Short task =
Collect every line in the records below that contains the word "document".

Provided records =
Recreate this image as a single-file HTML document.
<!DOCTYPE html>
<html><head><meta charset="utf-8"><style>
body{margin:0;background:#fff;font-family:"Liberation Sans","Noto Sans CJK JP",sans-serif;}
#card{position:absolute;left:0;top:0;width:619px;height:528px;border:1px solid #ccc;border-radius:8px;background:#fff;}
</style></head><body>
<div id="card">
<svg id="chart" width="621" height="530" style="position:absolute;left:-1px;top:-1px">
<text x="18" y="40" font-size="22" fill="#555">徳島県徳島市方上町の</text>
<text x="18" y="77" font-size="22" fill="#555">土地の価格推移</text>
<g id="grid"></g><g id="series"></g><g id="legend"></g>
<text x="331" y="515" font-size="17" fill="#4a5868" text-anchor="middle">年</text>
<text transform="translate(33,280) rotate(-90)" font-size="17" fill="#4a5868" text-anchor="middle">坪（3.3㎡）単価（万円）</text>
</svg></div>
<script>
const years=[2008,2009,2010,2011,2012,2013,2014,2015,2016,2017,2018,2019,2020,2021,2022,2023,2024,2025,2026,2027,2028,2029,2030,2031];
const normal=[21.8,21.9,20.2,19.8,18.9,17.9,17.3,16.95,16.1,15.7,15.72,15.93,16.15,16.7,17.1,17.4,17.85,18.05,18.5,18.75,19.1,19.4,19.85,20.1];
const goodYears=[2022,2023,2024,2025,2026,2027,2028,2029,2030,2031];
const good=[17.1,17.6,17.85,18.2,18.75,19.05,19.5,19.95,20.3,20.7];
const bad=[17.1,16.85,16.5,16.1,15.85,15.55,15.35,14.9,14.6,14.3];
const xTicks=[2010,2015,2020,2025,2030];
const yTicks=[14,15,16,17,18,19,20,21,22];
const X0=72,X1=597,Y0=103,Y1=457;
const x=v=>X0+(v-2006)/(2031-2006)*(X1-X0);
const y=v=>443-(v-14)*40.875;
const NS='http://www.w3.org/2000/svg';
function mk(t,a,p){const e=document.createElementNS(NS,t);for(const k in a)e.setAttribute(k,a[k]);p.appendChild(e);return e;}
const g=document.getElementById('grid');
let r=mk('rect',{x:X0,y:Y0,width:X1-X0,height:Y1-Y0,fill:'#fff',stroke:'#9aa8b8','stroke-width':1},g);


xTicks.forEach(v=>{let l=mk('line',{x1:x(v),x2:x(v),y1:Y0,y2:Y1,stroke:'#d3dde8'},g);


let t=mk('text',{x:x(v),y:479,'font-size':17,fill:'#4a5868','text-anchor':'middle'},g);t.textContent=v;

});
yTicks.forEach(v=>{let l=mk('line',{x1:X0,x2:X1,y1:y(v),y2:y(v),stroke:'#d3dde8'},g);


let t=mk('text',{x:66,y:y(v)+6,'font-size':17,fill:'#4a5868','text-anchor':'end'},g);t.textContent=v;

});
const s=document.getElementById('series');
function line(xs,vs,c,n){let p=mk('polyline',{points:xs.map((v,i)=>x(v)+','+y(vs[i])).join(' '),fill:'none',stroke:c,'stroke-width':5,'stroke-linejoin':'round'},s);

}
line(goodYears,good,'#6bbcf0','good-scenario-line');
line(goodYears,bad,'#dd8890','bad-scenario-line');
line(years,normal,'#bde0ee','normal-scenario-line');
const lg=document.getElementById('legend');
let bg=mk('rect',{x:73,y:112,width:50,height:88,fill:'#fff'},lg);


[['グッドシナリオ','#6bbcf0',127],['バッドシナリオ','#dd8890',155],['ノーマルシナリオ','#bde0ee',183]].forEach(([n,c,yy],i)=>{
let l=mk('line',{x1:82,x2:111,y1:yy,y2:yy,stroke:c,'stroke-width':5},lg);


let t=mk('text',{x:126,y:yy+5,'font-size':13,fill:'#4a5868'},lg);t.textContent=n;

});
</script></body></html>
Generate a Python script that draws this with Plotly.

Solution to the exercise =
Recreate this image as a single-file HTML document.
function mk(t,a,p){const e=document.createElementNS(NS,t);for(const k in a)e.setAttribute(k,a[k]);p.appendChild(e);return e;}
const g=document.getElementById('grid');
const s=document.getElementById('series');
const lg=document.getElementById('legend');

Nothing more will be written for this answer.